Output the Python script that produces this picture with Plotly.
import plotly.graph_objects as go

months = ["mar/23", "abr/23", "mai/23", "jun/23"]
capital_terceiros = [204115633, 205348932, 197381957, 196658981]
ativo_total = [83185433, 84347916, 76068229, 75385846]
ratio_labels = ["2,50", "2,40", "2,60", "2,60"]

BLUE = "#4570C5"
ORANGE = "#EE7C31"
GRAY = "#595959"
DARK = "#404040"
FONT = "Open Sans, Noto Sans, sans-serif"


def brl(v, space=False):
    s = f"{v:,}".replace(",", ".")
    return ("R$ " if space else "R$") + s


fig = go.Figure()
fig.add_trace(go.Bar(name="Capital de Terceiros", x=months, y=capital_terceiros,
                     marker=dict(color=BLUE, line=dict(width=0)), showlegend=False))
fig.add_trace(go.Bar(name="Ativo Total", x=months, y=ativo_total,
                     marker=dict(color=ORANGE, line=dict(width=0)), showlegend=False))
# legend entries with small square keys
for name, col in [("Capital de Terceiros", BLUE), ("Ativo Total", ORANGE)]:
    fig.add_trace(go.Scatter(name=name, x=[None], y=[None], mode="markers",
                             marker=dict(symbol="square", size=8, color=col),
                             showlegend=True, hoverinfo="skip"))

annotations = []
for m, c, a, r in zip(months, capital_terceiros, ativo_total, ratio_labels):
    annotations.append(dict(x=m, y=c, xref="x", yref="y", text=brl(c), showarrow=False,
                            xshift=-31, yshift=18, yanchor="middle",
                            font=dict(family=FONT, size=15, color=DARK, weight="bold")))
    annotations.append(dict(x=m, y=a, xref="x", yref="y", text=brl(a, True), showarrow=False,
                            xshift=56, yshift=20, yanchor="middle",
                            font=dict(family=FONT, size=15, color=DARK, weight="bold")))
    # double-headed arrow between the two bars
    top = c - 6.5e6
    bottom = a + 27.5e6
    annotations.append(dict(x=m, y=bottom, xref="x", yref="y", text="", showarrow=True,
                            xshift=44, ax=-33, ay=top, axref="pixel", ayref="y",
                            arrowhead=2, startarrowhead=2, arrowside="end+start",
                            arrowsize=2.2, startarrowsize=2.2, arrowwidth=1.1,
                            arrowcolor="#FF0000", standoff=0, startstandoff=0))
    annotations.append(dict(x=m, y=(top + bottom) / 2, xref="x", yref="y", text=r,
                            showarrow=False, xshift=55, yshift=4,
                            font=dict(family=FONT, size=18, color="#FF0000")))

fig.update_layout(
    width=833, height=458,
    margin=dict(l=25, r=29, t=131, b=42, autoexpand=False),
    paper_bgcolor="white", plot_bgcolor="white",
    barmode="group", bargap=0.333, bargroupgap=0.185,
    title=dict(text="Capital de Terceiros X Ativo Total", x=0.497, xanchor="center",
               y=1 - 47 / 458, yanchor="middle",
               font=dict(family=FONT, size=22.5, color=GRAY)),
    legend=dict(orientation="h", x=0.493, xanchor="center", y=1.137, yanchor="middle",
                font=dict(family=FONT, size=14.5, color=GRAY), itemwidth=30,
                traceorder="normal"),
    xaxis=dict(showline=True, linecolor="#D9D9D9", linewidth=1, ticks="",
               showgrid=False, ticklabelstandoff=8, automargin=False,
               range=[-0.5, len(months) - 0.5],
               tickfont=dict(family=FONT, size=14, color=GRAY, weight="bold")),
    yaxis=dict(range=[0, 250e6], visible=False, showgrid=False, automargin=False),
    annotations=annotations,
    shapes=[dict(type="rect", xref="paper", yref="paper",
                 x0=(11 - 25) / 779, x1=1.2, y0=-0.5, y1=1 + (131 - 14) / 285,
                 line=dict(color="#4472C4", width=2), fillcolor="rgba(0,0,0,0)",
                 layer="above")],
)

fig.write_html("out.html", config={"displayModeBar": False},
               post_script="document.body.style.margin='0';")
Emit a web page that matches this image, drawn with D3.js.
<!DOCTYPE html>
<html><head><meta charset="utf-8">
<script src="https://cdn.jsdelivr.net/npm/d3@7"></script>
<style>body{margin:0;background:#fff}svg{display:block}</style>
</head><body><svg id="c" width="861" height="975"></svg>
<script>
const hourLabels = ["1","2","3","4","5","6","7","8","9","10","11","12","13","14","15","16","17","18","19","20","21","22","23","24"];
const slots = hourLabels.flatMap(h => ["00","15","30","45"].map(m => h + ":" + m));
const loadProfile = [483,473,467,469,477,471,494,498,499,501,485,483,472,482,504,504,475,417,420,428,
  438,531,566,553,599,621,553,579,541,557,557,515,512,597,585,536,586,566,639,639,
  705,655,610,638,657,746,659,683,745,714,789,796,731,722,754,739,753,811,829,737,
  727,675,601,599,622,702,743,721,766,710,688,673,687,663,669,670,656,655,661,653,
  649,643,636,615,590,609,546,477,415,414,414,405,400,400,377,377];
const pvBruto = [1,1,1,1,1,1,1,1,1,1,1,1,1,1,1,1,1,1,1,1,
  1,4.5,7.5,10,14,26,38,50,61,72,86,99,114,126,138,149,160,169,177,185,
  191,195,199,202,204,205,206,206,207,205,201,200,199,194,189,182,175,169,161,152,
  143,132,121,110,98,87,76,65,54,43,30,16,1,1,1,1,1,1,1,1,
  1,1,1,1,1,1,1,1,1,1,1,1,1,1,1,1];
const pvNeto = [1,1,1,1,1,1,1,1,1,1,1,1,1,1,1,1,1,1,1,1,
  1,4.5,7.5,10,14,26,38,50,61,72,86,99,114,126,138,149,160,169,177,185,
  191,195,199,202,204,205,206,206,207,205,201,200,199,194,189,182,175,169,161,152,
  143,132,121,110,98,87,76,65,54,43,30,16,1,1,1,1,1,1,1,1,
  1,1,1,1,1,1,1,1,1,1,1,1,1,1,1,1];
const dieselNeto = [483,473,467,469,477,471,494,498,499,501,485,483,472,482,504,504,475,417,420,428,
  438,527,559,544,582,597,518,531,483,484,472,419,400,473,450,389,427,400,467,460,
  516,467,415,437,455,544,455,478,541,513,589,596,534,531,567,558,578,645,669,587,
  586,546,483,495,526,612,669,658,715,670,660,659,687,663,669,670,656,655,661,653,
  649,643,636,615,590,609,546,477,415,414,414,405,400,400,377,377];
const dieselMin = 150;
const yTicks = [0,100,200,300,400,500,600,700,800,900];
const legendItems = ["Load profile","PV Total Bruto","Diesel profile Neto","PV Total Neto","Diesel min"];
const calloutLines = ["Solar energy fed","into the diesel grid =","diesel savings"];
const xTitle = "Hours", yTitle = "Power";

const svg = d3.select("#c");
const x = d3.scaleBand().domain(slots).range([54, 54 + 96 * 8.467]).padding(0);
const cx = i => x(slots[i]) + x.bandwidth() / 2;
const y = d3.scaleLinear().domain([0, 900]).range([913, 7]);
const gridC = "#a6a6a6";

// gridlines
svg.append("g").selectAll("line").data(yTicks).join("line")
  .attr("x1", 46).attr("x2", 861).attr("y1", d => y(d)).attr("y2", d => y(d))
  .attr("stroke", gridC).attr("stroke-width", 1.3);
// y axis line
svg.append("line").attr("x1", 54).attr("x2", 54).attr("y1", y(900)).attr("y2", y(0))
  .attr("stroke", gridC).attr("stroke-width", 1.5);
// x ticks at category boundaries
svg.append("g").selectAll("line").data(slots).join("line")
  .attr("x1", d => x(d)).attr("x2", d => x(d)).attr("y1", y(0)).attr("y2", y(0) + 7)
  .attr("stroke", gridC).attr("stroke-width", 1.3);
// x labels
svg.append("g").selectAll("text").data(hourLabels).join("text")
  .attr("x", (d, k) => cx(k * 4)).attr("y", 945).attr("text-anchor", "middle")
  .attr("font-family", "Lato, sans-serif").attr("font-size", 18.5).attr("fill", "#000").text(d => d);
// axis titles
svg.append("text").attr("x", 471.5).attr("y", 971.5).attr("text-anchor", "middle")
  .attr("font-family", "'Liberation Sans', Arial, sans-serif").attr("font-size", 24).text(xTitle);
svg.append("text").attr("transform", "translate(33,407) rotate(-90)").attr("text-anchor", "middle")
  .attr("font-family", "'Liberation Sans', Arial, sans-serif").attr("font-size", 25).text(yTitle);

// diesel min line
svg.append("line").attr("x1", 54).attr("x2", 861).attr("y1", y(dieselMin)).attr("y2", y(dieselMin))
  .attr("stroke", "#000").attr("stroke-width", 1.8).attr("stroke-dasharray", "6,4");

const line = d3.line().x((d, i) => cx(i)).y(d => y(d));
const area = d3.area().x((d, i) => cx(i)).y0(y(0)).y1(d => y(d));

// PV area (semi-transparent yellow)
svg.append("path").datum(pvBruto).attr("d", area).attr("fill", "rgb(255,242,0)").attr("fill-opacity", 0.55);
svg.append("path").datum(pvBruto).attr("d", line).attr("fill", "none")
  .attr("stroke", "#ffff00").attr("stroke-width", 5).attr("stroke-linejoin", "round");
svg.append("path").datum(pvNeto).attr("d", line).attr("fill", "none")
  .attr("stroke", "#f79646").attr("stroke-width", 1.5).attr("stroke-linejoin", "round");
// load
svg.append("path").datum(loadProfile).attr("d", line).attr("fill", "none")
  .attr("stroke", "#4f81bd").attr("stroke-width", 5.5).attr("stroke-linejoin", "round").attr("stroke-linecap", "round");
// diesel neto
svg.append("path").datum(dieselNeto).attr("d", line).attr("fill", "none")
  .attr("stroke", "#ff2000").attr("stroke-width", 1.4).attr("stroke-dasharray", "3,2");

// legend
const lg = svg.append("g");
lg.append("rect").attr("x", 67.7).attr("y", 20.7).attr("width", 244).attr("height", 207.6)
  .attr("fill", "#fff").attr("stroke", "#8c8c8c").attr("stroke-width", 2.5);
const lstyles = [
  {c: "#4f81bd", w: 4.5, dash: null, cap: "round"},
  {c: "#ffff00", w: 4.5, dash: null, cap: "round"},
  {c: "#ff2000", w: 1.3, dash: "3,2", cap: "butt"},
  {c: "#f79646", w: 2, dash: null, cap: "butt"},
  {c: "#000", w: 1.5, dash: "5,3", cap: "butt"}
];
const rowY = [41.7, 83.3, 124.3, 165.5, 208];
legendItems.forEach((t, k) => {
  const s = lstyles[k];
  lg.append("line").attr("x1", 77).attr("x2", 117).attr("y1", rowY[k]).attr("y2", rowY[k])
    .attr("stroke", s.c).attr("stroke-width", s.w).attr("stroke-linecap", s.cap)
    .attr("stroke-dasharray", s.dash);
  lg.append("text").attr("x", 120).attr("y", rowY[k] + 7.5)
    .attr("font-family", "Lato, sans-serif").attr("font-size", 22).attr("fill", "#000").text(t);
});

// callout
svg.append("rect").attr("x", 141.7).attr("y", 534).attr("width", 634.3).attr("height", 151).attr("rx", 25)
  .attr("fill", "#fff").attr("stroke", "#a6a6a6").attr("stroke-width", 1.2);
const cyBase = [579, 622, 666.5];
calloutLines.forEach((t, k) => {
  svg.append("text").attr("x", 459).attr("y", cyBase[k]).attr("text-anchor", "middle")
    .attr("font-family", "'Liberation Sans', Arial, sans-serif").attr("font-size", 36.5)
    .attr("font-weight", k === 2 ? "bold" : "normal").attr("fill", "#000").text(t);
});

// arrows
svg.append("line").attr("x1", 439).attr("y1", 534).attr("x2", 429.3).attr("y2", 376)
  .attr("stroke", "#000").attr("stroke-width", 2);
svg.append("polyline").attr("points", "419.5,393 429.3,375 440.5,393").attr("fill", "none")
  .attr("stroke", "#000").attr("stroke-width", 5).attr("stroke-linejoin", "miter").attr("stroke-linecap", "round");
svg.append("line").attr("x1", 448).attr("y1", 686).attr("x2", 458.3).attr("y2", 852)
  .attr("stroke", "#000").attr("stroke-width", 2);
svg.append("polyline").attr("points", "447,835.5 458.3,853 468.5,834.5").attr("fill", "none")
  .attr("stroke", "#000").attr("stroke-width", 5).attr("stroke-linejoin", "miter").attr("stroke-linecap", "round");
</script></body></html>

=======

◆ **Exercise instructions**: Show all lines from the listing above in which "with" appears.

◆ **Output of the exercise**:
Output the Python script that produces this picture with Plotly.
# legend entries with small square keys
Emit a web page that matches this image, drawn with D3.js.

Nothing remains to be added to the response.